Each potential investor would be measured against the benefits they would bring to the settlement – especially in terms of employment creation, Katti explained.

Kombat is home to massive underground water reservoirs, and national water utility NamWater could be among the first to invest at the settlement – with over N$90 million being budgeted for a three-phased water development project.

Katti said another investor, United Bottling Brands, a Namibian registered company with Portuguese and Namibian partners, has proposed to set up a bottling plant in a N$250 million deal that would create 400 indirect jobs.

Katti has come under heavy scrutiny in recent weeks, following revelations that he has slapped a N$160 million price tag on the settlement after government proposed to buy it back from him. Residents of Kombat, with whom Katti held meetings recently, said this week that they want clarity about the future ownership of the settlement, following reports of government advances.

“The meetings we held with Mr Katti brought hope to Kombat, partly because this area has always been owned by foreigners,” the principal of Kombat Primary School, Erica Beukes, said.
“Everybody here is saying ‘Katti must come’.”

Another resident, Trevor Martin, echoed sentiments that residents want to know the fate of the area, amidst reports of government wanting to take over. “Currently we live in good houses and we are not paying anything. We don’t pay rent,” Martin said.

“We hope investors will flock here because currently there is only one general shop and one bottle store serving the entire community.”

Katti refused to divulge how much he bought the mining settlement for – with reports suggesting he paid N$50 million for it.

“How much I bought it for is immaterial. The N$160 million figure is based on the minimum value of what I plan to bring to Kombat in terms of development,” Katti said.

He said government approached him with a proposal to buy Kombat from him, and not the other way round.
Instead of getting the stick, Katti believes he should actually be commended for bringing Kombat into the hands of Namibia, after it changed hands between foreign investors for years. Minerals were first discovered at Kombat in 1850 but actual mining only started 50 years later – in 1900 – when Tsumeb Corporation Limited (TCL) started copper extraction operations.

After Ongopolo Mining took over from TCL, it was British company Weatherly that took over before another foreign company, Grove Mining of South Africa, got involved.

“The people living at Kombat have literally been living under the ownership of foreigners for 115 years and I, as a Namibian, saw the opportunity and raised capital to bring the settlement into Namibian hands,” Katti, who made his fortune from petroleum exploration ventures, said.

Grove Mining sold Kombat Mine to Manila Investments, in which Katti’s Havana Investments and state-owned Epangelo Mining each own 10 percent. Kombat Copper, a Canadian company, owns the remaining 80 percent.

Kombat Copper had acquired the town from Grove Mining, but Katti’s Havana Investments has now acquired the town from the Canadian firm to all but put the town’s full ownership into the hands of the Namibian entrepreneur. Previously, companies that have carried out mining operations in the area, mainly the extraction of copper, have owned the settlement.
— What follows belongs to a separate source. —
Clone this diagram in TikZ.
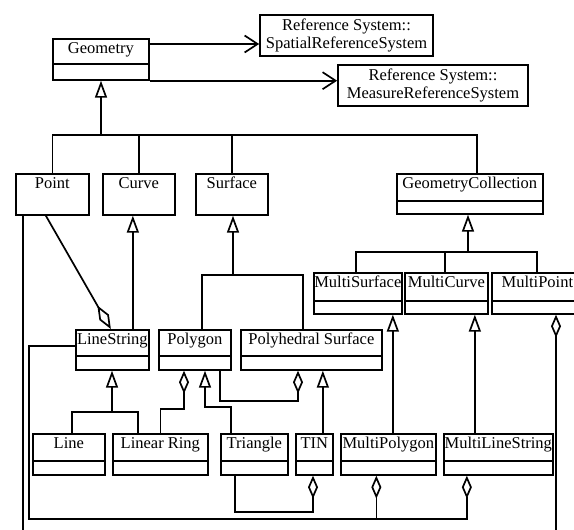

Katti said government, by implication of having been a shareholder in Weatherly, was part of those who sold Kombat to the South Africans through Grove Mining.

“My vision is now to build houses, develop agriculture and revive sport. We have an idea of how the town would look like. Investors are being called to invest and create jobs. I will add value to the town, with or without government’s involvement,” the usually media-shy entrepreneur said.

Debunking suggestions that he approached government with the proposal to sell Kombat, Katti said: “We were continuing with our activities before government itself approached us. I told the representatives that I’m not willing to sell, but if it’s a directive from government I am willing to listen.”

Sections of the public have accused Katti of greed, saying he did not add value to Kombat to warrant the N$160 million he is demanding.

“I paid my money for this. In this country people get fishing quotas for free and sell them for ridiculous money without actual value addition. In my case, at least I bought this property.”